Moreover, the same structural factors that should aid Cicilline in his first re-election bid — Obama's spot atop the ticket, a stronger Democratic ground operation — will work in Whitehouse's favor, too.
And with 23 of the 33 Senate seats up for election in 2012 in Democratic hands, the national GOP will have a rich target list — making attention to a long-shot Rhode Island race unlikely.
The Republican Party's odds grow even longer when you consider its thin bench in Rhode Island. But a strong challenge is not out of the question. The most intriguing name floated thus far is that of outgoing Governor Donald Carcieri. He would come with some baggage, no doubt.

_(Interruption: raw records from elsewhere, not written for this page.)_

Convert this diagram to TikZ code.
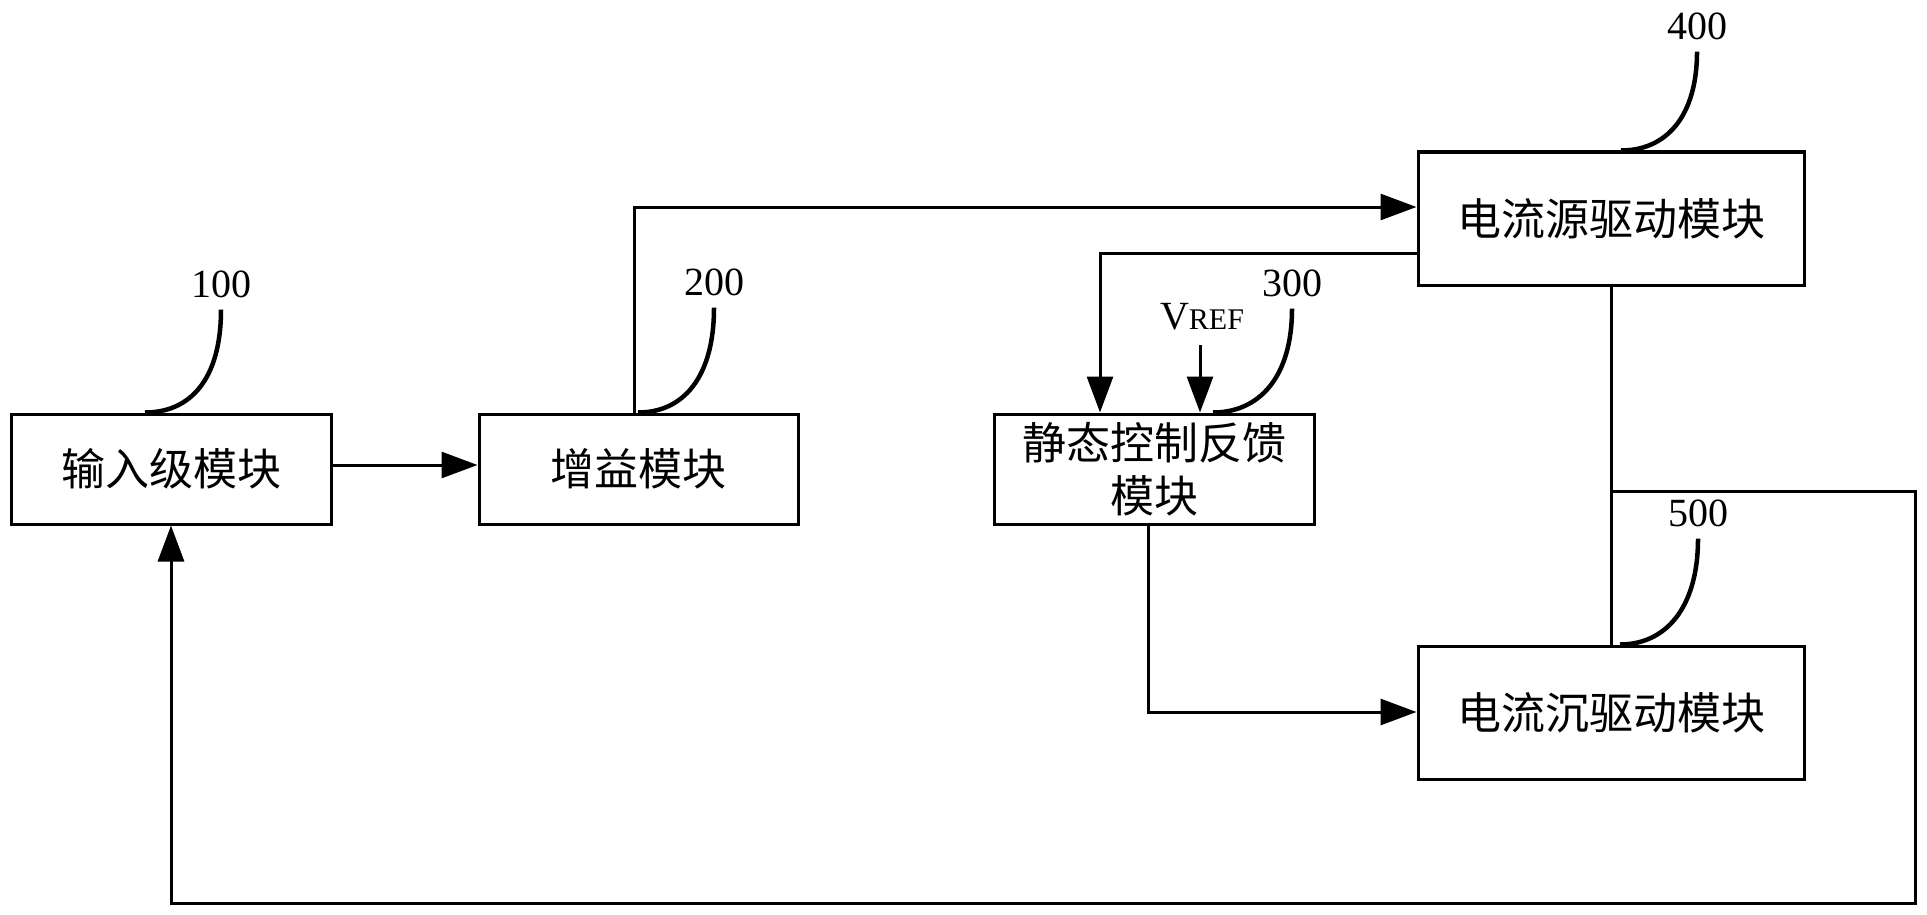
\documentclass[tikz,border=0pt]{standalone}
\usepackage{fontspec}
\setmainfont{Liberation Serif}
\newfontfamily\cjk{Noto Sans CJK SC}
\usetikzlibrary{arrows.meta}
\begin{document}
\begin{tikzpicture}[x=1pt,y=-1pt,
  box/.style={draw, line width=3pt, inner sep=0pt, font=\cjk\fontsize{44}{53}\selectfont, align=center},
  wire/.style={line width=3pt},
  arr/.style={wire, -{Triangle[length=36pt,width=26pt]}},
  lead/.style={line width=4.5pt},
  num/.style={font=\fontsize{40}{40}\selectfont, inner sep=0pt}]
\useasboundingbox (0,0) rectangle (1927,915);
\fill[white] (0,0) rectangle (1927,915);

% blocks
\node[box, minimum width=320pt, minimum height=110pt] (b1) at (171,469) {输入级模块};
\node[box, minimum width=319pt, minimum height=110pt] (b2) at (638.5,469) {增益模块};
\node[box, minimum width=320pt, minimum height=110pt] (b3) at (1154,469) {静态控制反馈\\模块};
\node[box, minimum width=386pt, minimum height=133pt] (b4) at (1611,218.5) {电流源驱动模块};
\node[box, minimum width=386pt, minimum height=133pt] (b5) at (1611,712.5) {电流沉驱动模块};

% reference numerals
\node[num] (l1) at (221,284) {100};
\node[num] (l2) at (714,282) {200};
\node[num] (l3) at (1292,283) {300};
\node[num] (l4) at (1697,26) {400};
\node[num] (l5) at (1698,513) {500};
\node[num] (vref) at (1202,317) {V{\fontsize{30}{30}\selectfont REF}};

% leaders
\draw[lead] ([yshift=-12pt]l1.south) .. controls +(0,70) and +(45,0) .. (b1.north -| 145,0);
\draw[lead] ([yshift=-12pt]l2.south) .. controls +(0,70) and +(45,0) .. (b2.north -| 638,0);
\draw[lead] ([yshift=-12pt]l3.south) .. controls +(0,70) and +(45,0) .. (b3.north -| 1213,0);
\draw[lead] ([yshift=-12pt]l4.south) .. controls +(0,65) and +(45,0) .. (b4.north -| 1621,0);
\draw[lead] ([yshift=-12pt]l5.south) .. controls +(0,70) and +(45,0) .. (b5.north -| 1620,0);

% connectors
\coordinate (vs) at (1200,345);
\coordinate (c1) at (1915,903);
\draw[arr] (b1.east |- 0,465) -- (b2.west |- 0,465);
\draw[arr] (b2.north -| 634,0) |- (b4.west |- 0,207);
\draw[arr] (b4.west |- 0,253) -| (b3.north -| 1100,0);
\draw[arr] (vs) -- (b3.north -| vs);
\draw[arr] (b3.south -| 1148,0) |- (b5.west |- 0,712);
\draw[wire] (b4.south) -- (b5.north);
\draw[arr] (b4.south |- 0,491) -| (c1) -| (b1.south);
\end{tikzpicture}
\end{document}
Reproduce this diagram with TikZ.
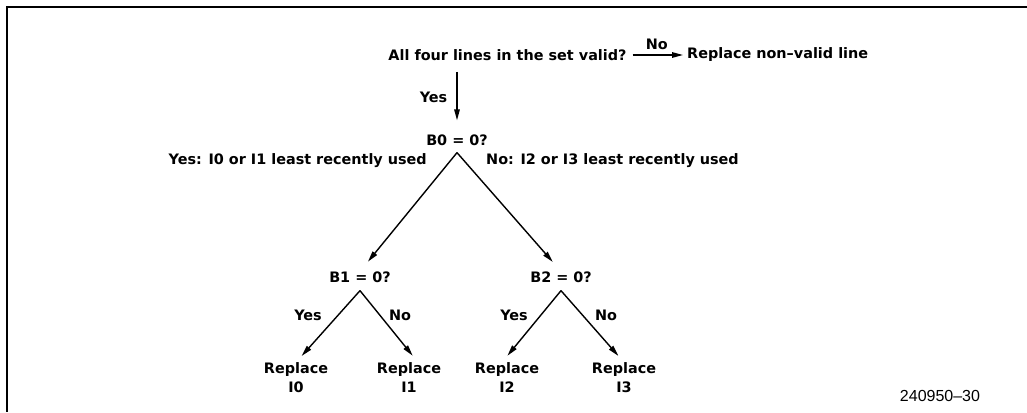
\documentclass[tikz,border=0pt]{standalone}
\usepackage{fontspec}
\setmainfont{DejaVu Sans}
\newfontfamily\codefont{Liberation Sans}
\usetikzlibrary{arrows.meta}
\tikzset{
  txt/.style={inner sep=0pt, font=\fontsize{14.4}{19}\selectfont\bfseries, align=center},
  codetxt/.style={inner sep=0pt, font=\codefont\fontsize{16}{19}\selectfont},
  arr/.style={line width=1.4pt, -{Triangle[length=11pt,width=5.5pt]}},
  frame/.style={line width=2pt}
}
\begin{document}
\begin{tikzpicture}[x=1pt,y=-1pt]
\useasboundingbox (0,0) rectangle (1027,412);
\draw[frame] (1027,7) -- (7,7) -- (7,412);

\node[txt] (q) at (507.5,55) {All four lines in the set valid?};
\node[txt, anchor=west] (rep) at (687,55) {Replace non–valid line};
\draw[arr, shorten <=6pt, shorten >=4pt] (q.east) -- (rep.west)
  node[txt, midway, above=5pt] (lno) {No};

\node[txt] (b0) at (457,140) {B0 = 0?};
\draw[arr, shorten <=11pt, shorten >=14pt] (q.south -| b0.north) -- (b0.north)
  node[txt, midway, left=9pt] (lyes) {Yes};
\coordinate (a0) at ([yshift=-7pt]b0.south);

\node[txt, anchor=east] (ly0) at (427,161) {Yes: I0 or I1 least recently used};
\node[txt, anchor=west] (ln0) at (486,161) {No: I2 or I3 least recently used};

\node[txt] (b1) at (360,277) {B1 = 0?};
\node[txt] (b2) at (561,277) {B2 = 0?};
\draw[arr, shorten >=12.5pt] (a0) -- (b1.north);
\draw[arr, shorten >=12.5pt] (a0) -- (b2.north);
\coordinate (a1) at ([yshift=-8pt]b1.south);
\coordinate (a2) at ([yshift=-8pt]b2.south);

\node[txt, anchor=north] (r0) at (296,362.3) {Replace\\I0};
\node[txt, anchor=north] (r1) at (409,362.3) {Replace\\I1};
\node[txt, anchor=north] (r2) at (507,362.3) {Replace\\I2};
\node[txt, anchor=north] (r3) at (624,362.3) {Replace\\I3};

\draw[arr, shorten >=8.5pt] (a1) -- (r0.north);
\draw[arr, shorten >=8.5pt] (a1) -- ([xshift=9pt]r1.north);
\draw[arr, shorten >=8.5pt] (a2) -- ([xshift=-5pt]r2.north);
\draw[arr, shorten >=8.5pt] (a2) -- (r3.north);

\node[txt] (y1) at (308,315) {Yes};
\node[txt] (n1) at (400,315) {No};
\node[txt] (y2) at (514,315) {Yes};
\node[txt] (n2) at (606,315) {No};

\node[codetxt] (code) at (940,396) {240950–30};
\end{tikzpicture}
\end{document}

But his name recognition and fundraising ability would make for an interesting race. And if governor-elect Lincoln Chafee stumbles, Carcieri's stock could rise.
Senator Jack Reed has little to fear when it comes to electoral politics. He is, as one operative put it, the most popular person in Rhode Island next to Jesus. But the perennial speculation around whether he will ascend to the Secretary of Defense post — how many more ways can he say he's not interested? — makes for fun sport. And his clout in a Washington leaning a bit more to the right these days is worth watching. That seat on the Appropriations Committee, though still among the most coveted in the capital, could become a little less potent amid GOP rumblings of a ban on earmarks.